Despite US Supreme Court Review of Grants Pass Case, San Francisco Homelessness Case Should Proceed

Photo by Fredrick Lee on Unsplash

Special to the Vanguard

San Francisco, CA – San Francisco’s City Attorney filed a motion for a stay, or pause, in Coalition on Homelessness v. City of San Francisco. The case is currently pending in federal district court.

Coalition on Homelessness v. City of San Francisco challenges San Francisco’s costly and ineffective response to homelessness. The Ninth Circuit recently affirmed a preliminary injunction issued in that case.

Although one of thirteen claims directly builds on the findings in Grants Pass, the San Francisco case also deals with separate issues affecting the unhoused community. These include the City’s destruction of property and ignoring due process rights, the City’s failure to make reasonable accommodations for people with disabilities, whether the City discriminates against people with disabilities, and whether sweeps unlawfully endanger people’s lives. The City’s practices are against federal law, state law, and its own policies.

“Even with the Supreme Court’s review of Grants Pass underway, the case in San Francisco  should proceed,” said Nisha Kashyap, Senior Staff Attorney with the Lawyers’ Committee for Civil Rights of the San Francisco Bay Area and one of the attorneys representing the Coalition on Homelessness in the case. “Unhoused people should not continue to be subject to these unlawful practices, and the entire community deserves a timely resolution to all the important issues at stake in the case.”

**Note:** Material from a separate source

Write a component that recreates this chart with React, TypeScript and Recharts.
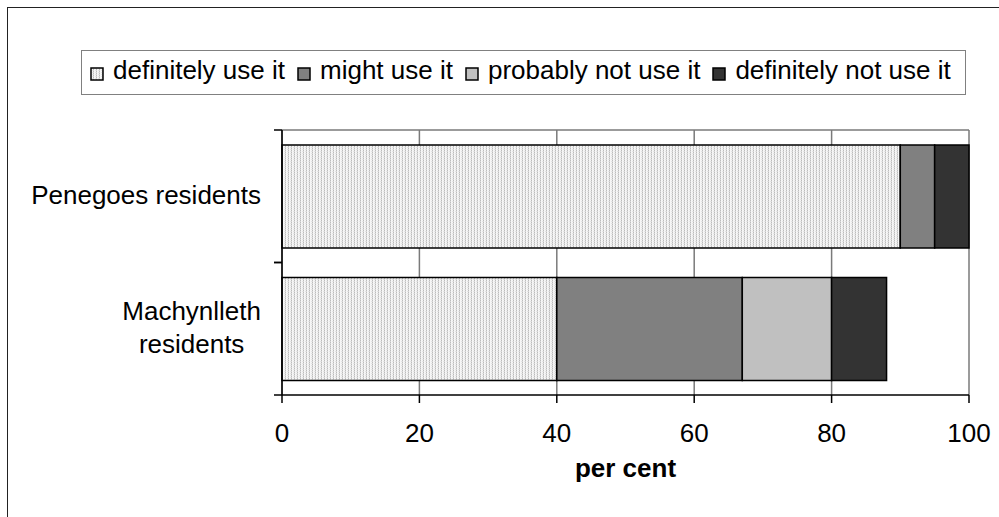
import { Bar, BarChart, CartesianGrid, Legend, XAxis, YAxis } from 'recharts';

const categories = ['Penegoes residents', 'Machynlleth residents'];
const categoryLines = [['Penegoes residents'], ['Machynlleth', 'residents']];

const definitelyUse = [90, 40];
const mightUse = [5, 27];
const probablyNot = [0, 13];
const definitelyNot = [5, 8];

const xTicks = [0, 20, 40, 60, 80, 100];

const series = [
  { key: 'definitely', name: 'definitely use it', fill: 'url(#stipple)' },
  { key: 'might', name: 'might use it', fill: '#808080' },
  { key: 'probably', name: 'probably not use it', fill: '#c0c0c0' },
  { key: 'never', name: 'definitely not use it', fill: '#333333' }
];

const data = categories.map((name, i) => ({
  name,
  definitely: definitelyUse[i],
  might: mightUse[i],
  probably: probablyNot[i],
  never: definitelyNot[i]
}));

const FONT = 'Arial, "Liberation Sans", sans-serif';
const TICK_SIZE = 8;
const TICK_GAP = 13;

let measureCtx: CanvasRenderingContext2D | null = null;
function textWidth(text: string) {
  if (!measureCtx) measureCtx = document.createElement('canvas').getContext('2d');
  if (!measureCtx) return text.length * 13;
  measureCtx.font = `26px ${FONT}`;
  return measureCtx.measureText(text).width;
}

function StipplePattern({ id }: { id: string }) {
  return (
    <pattern id={id} width="3" height="2" patternUnits="userSpaceOnUse">
      <rect x="0" y="0" width="3" height="2" fill="#f6f6f6" />
      <rect x="0" y="0" width="1" height="1" fill="#bcbcbc" />
      <rect x="0" y="1" width="1" height="1" fill="#d8d8d8" />
      <rect x="2" y="1" width="1" height="1" fill="#e4e4e4" />
    </pattern>
  );
}

// category labels plus tick marks at the band edges (Excel style)
function CategoryTick(props: any) {
  const { x, y, payload, height, visibleTicksCount } = props;
  const idx = categories.indexOf(payload.value);
  const lines = categoryLines[idx] ?? [String(payload.value)];
  const band = height && visibleTicksCount ? height / visibleTicksCount : 0;
  const widest = Math.max(...lines.map(textWidth));
  const lineGap = 33;
  const tickX1 = x + TICK_GAP;
  const tickX2 = tickX1 + TICK_SIZE;

  return (
    <g>
      <line x1={tickX1} x2={tickX2} y1={y - band / 2} y2={y - band / 2} stroke="#000" strokeWidth={1.5} />
      <line x1={tickX1} x2={tickX2} y1={y + band / 2} y2={y + band / 2} stroke="#000" strokeWidth={1.5} />
      {lines.map((line, i) => (
        <text
          key={line}
          x={lines.length > 1 ? x - widest / 2 : x}
          y={y + 7.5 + (i - (lines.length - 1) / 2) * lineGap}
          textAnchor={lines.length > 1 ? 'middle' : 'end'}
          fontSize={26}
          fontFamily={FONT}
          fill="#000"
        >
          {line}
        </text>
      ))}
    </g>
  );
}

function LegendBox() {
  return (
    <div
      style={{
        boxSizing: 'border-box',
        width: '100%',
        height: '100%',
        border: '1.5px solid #808080',
        background: '#fff',
        display: 'flex',
        alignItems: 'flex-start',
        paddingLeft: 8,
        paddingTop: 4,
        fontFamily: FONT,
        fontSize: 26,
        color: '#000',
        whiteSpace: 'nowrap'
      }}
    >
      {series.map((s) => (
        <span key={s.key} style={{ display: 'inline-flex', alignItems: 'center', marginRight: 12 }}>
          <svg width={14} height={14} style={{ marginRight: 9, marginTop: 6 }}>
            <defs>
              <StipplePattern id={`legend-${s.key}`} />
            </defs>
            <rect
              x={1}
              y={1}
              width={12}
              height={12}
              fill={s.key === 'definitely' ? `url(#legend-${s.key})` : s.fill}
              stroke="#000"
              strokeWidth={1.5}
            />
          </svg>
          {s.name}
        </span>
      ))}
    </div>
  );
}

export default function App() {
  return (
    <div style={{ position: 'absolute', left: 0, top: 0, width: 999, height: 517, overflow: 'hidden', background: '#fff' }}>
      <div
        style={{
          position: 'absolute',
          left: 7,
          top: 7,
          width: 1200,
          height: 800,
          border: '1.5px solid #222'
        }}
      />
      <div style={{ position: 'absolute', left: 0, top: 0 }}>
        <BarChart
          width={999}
          height={517}
          data={data}
          layout="vertical"
          margin={{ top: 130, right: 30, bottom: 22, left: 0 }}
          barCategoryGap={15}
        >
          <defs>
            <StipplePattern id="stipple" />
          </defs>
          <CartesianGrid
            stroke="#7a7a7a"
            strokeWidth={1.5}
            horizontalCoordinatesGenerator={({ offset }: any) => [offset.top]}
          />
          <XAxis
            type="number"
            domain={[0, 100]}
            ticks={xTicks}
            interval={0}
            tickSize={TICK_SIZE}
            tickMargin={21}
            height={100}
            axisLine={{ stroke: '#000', strokeWidth: 1.5 }}
            tickLine={{ stroke: '#000', strokeWidth: 1.5 }}
            tick={{ fill: '#000', fontSize: 26, fontFamily: FONT }}
            label={{
              value: 'per cent',
              position: 'insideBottom',
              offset: 18,
              fill: '#000',
              fontSize: 26,
              fontWeight: 700,
              fontFamily: FONT
            }}
          />
          <YAxis
            type="category"
            dataKey="name"
            width={282}
            tickSize={TICK_SIZE}
            tickMargin={TICK_GAP}
            tickLine={false}
            axisLine={{ stroke: '#000', strokeWidth: 1.5 }}
            tick={<CategoryTick />}
            interval={0}
          />
          <Legend
            layout="horizontal"
            verticalAlign="middle"
            align="center"
            wrapperStyle={{ top: 50, left: 81, width: 885, height: 45 }}
            content={() => <LegendBox />}
          />
          {series.map((s) => (
            <Bar
              key={s.key}
              dataKey={s.key}
              name={s.name}
              stackId="use"
              fill={s.fill}
              stroke="#000"
              strokeWidth={1.5}
              isAnimationActive={false}
            />
          ))}
        </BarChart>
      </div>
    </div>
  );
}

Plaintiffs in the Coalition case plan to file an opposing brief with the district court later this month in response to the brief filed by the City today.

“The Supreme Court can and should affirm that the government can’t jail you based on your status, who you are, or a condition you have. The case can proceed and take into account any future Supreme Court ruling,” added John Do, senior staff attorney with the ACLU of Northern California. “The majority of our case is unrelated to whether City’s practices are cruel and unusual punishment under the Eighth Amendment and must be resolved.”